The marketing talent pool is underprepared, the marketing mix is evolving, and the matrix of technology providers is exploding. Customers are tuning out traditional marketing methods, while consuming information and making buying decisions on mobile phones, tablets, computers, smart televisions, and wearable devices. Marketers are drowning in data, dealing with the complexities of real-time marketing, and navigating brands through the openness and transparency inherent to social media.
Yet, there has never been a better time to be a marketer.
Organizations of all sizes have access to the tools and knowledge needed to grow more efficiently and intelligently, to outthink, rather than outspend, the competition.
Marketing is now, as it has always been, an art form. But the next generation of marketers understands it can be so much more. These innovators are rewriting what is possible when the art and science of marketing collide.
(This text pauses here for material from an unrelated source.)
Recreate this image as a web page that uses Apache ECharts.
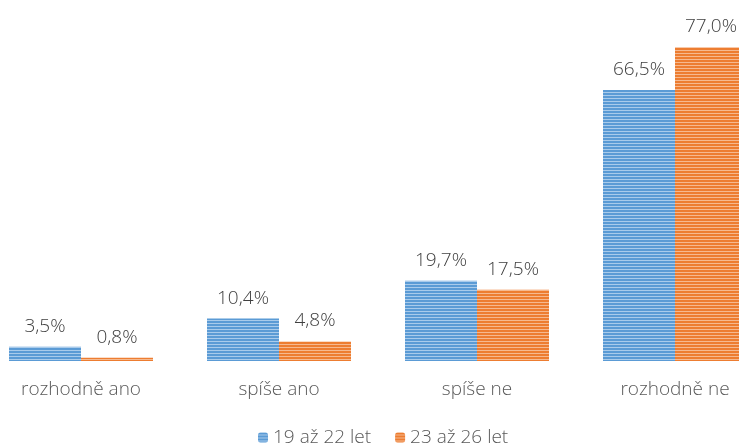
<!DOCTYPE html>
<html>
<head>
<meta charset="utf-8">
<script src="https://cdn.jsdelivr.net/npm/echarts@6/dist/echarts.min.js"></script>
<style>
  html, body { margin: 0; padding: 0; background: #fff; overflow: hidden; }
  #wrap { position: relative; width: 739px; height: 447px; overflow: hidden; }
  /* graf je sirsi nez okno, krajni sloupce jsou oriznute */
  #main { position: absolute; left: -18px; top: 0; width: 792px; height: 447px; }
</style>
</head>
<body>
<div id="wrap"><div id="main"></div></div>
<script>
var categories = ['rozhodně ano', 'spíše ano', 'spíše ne', 'rozhodně ne'];
var seriesNames = ['19 až 22 let', '23 až 26 let'];
var younger = [3.5, 10.4, 19.7, 66.5];
var older = [0.8, 4.8, 17.5, 77.0];

// pruhovana vypln sloupcu
function stripes(base, light) {
  var c = document.createElement('canvas');
  c.width = 4;
  c.height = 3;
  var ctx = c.getContext('2d');
  ctx.fillStyle = base;
  ctx.fillRect(0, 0, 4, 3);
  ctx.fillStyle = light;
  ctx.fillRect(0, 2, 4, 1);
  return { image: c, repeat: 'repeat' };
}

var chart = echarts.init(document.getElementById('main'));

function fmt(p) {
  return p.value.toFixed(1).replace('.', ',') + '%';
}

var labelStyle = {
  show: true,
  position: 'top',
  distance: 11,
  color: '#404040',
  fontSize: 19,
  fontWeight: 300,
  fontFamily: 'Open Sans',
  formatter: fmt
};

chart.setOption({
  animation: false,
  grid: { left: 0, right: 0, top: 35, bottom: 86 },
  legend: {
    left: 276,
    bottom: 0,
    padding: 0,
    itemWidth: 10,
    itemHeight: 10,
    itemGap: 24,
    textStyle: { color: '#595959', fontSize: 19, fontWeight: 300, fontFamily: 'Open Sans' },
    data: seriesNames
  },
  xAxis: {
    type: 'category',
    data: categories,
    axisLine: { show: false },
    axisTick: { show: false },
    axisLabel: { color: '#595959', fontSize: 19, fontWeight: 300, fontFamily: 'Open Sans', margin: 19 }
  },
  yAxis: {
    type: 'value',
    min: 0,
    max: 80,
    show: false,
    splitLine: { show: false }
  },
  series: [
    {
      name: seriesNames[0],
      type: 'bar',
      data: younger,
      barWidth: 72,
      barGap: '0%',
      itemStyle: { color: stripes('#5B9BD5', '#A9CBEB') },
      label: labelStyle
    },
    {
      name: seriesNames[1],
      type: 'bar',
      data: older,
      barWidth: 72,
      barGap: '0%',
      itemStyle: { color: stripes('#ED7D31', '#F6B98F') },
      label: labelStyle
    }
  ]
});
</script>
</body>
</html>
How do you describe yourself professionally?
I am an entrepreneur, author and inventor who is driven by what’s possible.
What are 1-3 books that inspired your work/career?
Automate This by Christopher Steiner opened my eyes to the inevitable transformation of the marketing industry through automation and artificial intelligence.
The Lean Startup by Eric Ries gave me a new perspective on how to improve the operational efficiencies of our agency through the lens of a high-growth startup.
How Google Works by Eric Schmidt & Jonathan Rosenberg provided a fascinating framework to assess the management and operations of our business.
What is the biggest challenge that you’ve had to overcome in your life or career?
The greatest challenge has been finding balance in business when challenges in my personal life consumed my heart and mind.
I was 27 when I left the comfort and security of my career to start PR 20/20. I had a sound business plan, an investor, a paycheck, healthcare coverage, a few potential accounts and the support of an amazing group of family and friends.
Everything seemed so perfect. Then life happened, and turned my world upside down.
In a 20-month span, two of the most important people in my life tragically passed away, and I quickly realized that our personal and business lives are inextricably bound.
These personal experiences have had a direct and lasting impact on my goals for the agency, the people that I choose to surround myself with, and the decisions that I make every day on where to focus my time and energy.
What’s something unusual or fun that most people don’t know about you?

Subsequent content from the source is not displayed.